Home equity loans allow you to make fixed monthly payments with a loan term ranging from 5-30 years. HELOCs offer variable interest rates and lower monthly payments during the draw period. You can draw from a HELOC for up to 10 years. Then, the remaining balance gets converted into a loan with a term as long as 20 years.
5. Home Improvement Loans
You can take out a home improvement loan for your new pool. A pool adds value to your home and qualifies as a property upgrade. Pools can add several percentage points to your property’s value, especially if you live in a warm area. You can get a lower rate if you have a good credit score.
6. Personal Loans
These loans are unsecured and offer quick access to cash. Many financial institutions offer these loans and request basic information like your ID, Social Security Number, and proof of income. Most of these loans have a fixed rate, which is a good option for people who want stable monthly payments.

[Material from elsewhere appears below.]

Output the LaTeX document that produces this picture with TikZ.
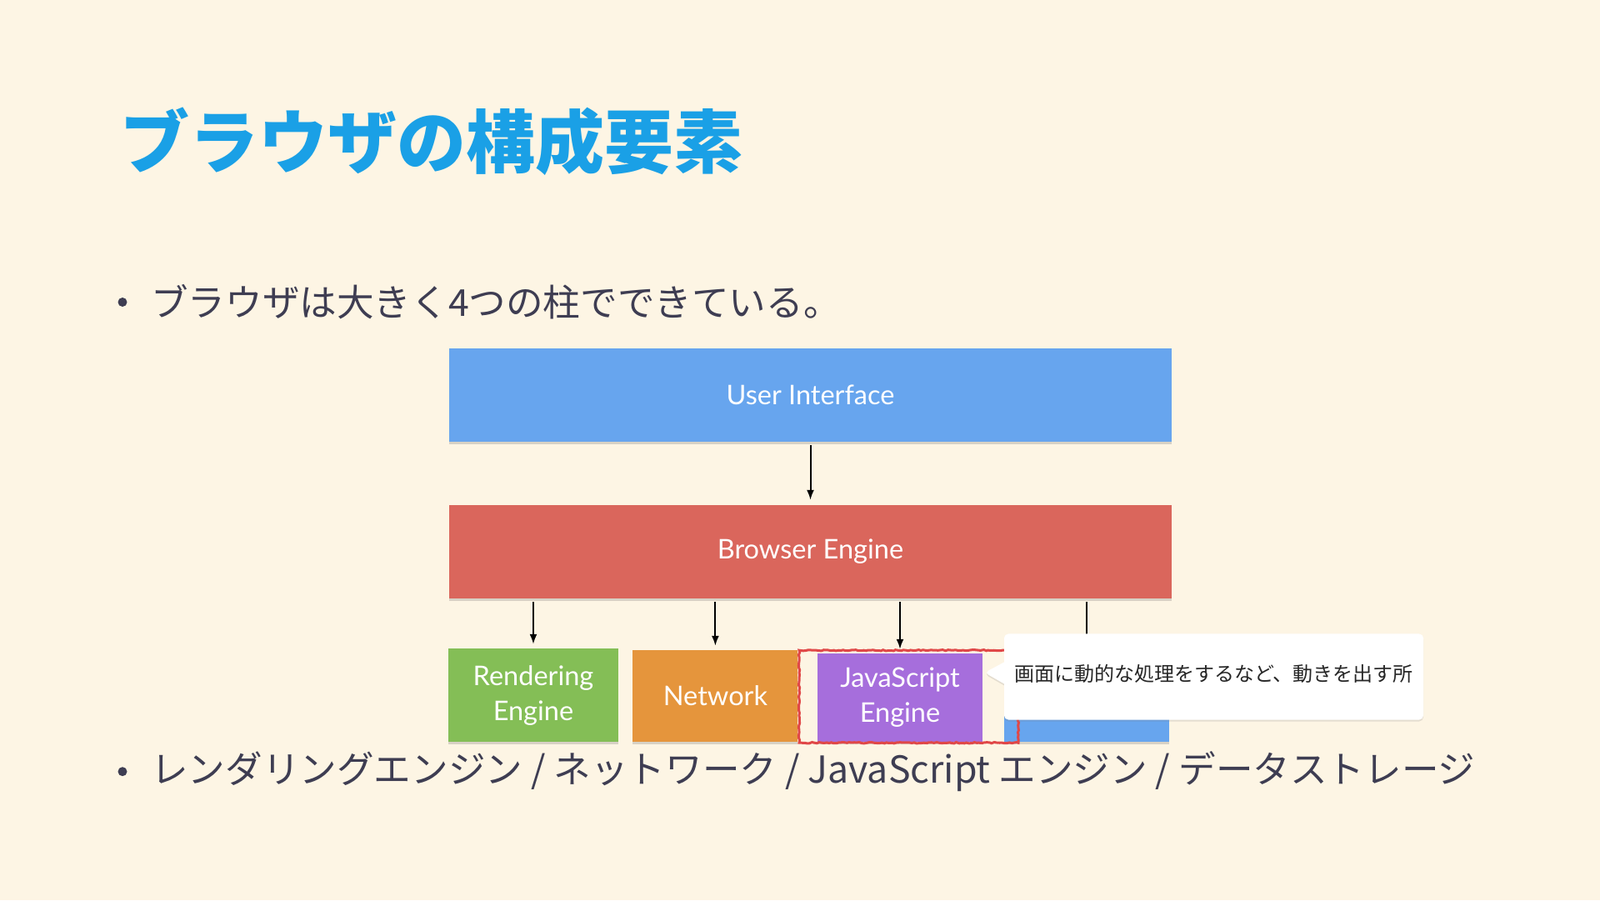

Some lenders only run soft credit checks for these loans. It is possible to get financing with this option if you have bad credit, but a good credit score will give you more loan options. Most lenders deliver these funds within 1-3 business days.
7. Credit Cards
Credit cards offer rewards and a readily accessible credit limit. However, the high interest rate and cash advance fees don’t make a credit card the best financing option for a pool.
8. Cash-Out Refinance
This is a good option for pool financing if you aren’t happy with your current mortgage. A cash-out refinance lets you tap into home equity, avoid a second mortgage, and change your loan terms. You can add more years to the backend of your mortgage to reduce your monthly payments.

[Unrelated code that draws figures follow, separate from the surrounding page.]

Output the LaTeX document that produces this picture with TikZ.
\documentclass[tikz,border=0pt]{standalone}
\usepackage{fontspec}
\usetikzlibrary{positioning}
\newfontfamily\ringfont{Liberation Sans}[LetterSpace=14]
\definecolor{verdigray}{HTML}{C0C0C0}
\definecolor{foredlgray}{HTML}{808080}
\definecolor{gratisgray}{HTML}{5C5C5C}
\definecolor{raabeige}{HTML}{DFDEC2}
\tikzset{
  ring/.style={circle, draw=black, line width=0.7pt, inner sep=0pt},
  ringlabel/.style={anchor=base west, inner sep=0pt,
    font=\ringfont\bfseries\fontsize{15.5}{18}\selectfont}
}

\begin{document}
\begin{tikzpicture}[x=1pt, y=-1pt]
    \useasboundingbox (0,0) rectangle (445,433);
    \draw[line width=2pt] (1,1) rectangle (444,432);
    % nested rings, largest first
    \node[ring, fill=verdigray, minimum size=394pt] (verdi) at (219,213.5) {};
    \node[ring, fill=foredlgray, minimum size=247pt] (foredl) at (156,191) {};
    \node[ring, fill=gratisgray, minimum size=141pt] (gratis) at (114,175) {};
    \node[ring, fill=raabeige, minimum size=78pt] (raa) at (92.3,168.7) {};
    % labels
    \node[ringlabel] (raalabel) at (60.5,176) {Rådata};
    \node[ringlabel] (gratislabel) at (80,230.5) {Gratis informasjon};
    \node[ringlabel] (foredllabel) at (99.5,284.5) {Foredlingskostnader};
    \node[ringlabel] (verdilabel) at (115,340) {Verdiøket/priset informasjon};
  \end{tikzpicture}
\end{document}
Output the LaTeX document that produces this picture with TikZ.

How to Apply for a Pool Loan
You can follow these steps to apply for a pool loan and get the financing that you need for a new swimming pool.
Determine Your Budget and Loan Amount
It is a good idea to review your finances before determining the type of loan to get. A closer review of your finances will help you determine how much you can afford for a monthly installment loan payment. You can also decide if you would prefer an above-ground backyard pool or an in-ground pool.
Check Your Credit Score
Making sure you qualify for financing before submitting a loan request can save a lot of time. Lenders will look at your FICO score to determine if you qualify for a loan. It’s a good idea for homeowners to look at this score and build it up before applying for a loan. A higher credit score can give you a competitive interest rate and access to the best pool loans.
Choosing Your Loan Type
HELOCs, home equity loans, personal loans, credit cards, and home improvement loans are some of the available options. You should assess your financial situation before taking out a new loan to cover pool costs.
Shop Around for the Best Interest Rates
A pool installation can get expensive, but you can save money by comparing multiple lenders. You can find a lender that offers a reasonable rate and term length if you shop around. You may also find a high loan amount if you look beyond your primary lender.
Submitting an Application
Once you find the best fit for your finances, the final step is to submit an application. Lenders will request basic information like your ID, Social Security Number, and proof of income. Lenders assess this information to verify your identity and confirm if you are likely to make on-time monthly payments.
Conclusion: Should You Get a Pool Loan
A pool loan can make it financially feasible to buy a swimming pool. The installation of a swimming pool costs thousands of dollars, and not everyone has that type of money in their savings accounts. If you want to add a pool to your home for unforgettable memories, a pool loan can be a good idea. Adding a pool to your property will also increase its value.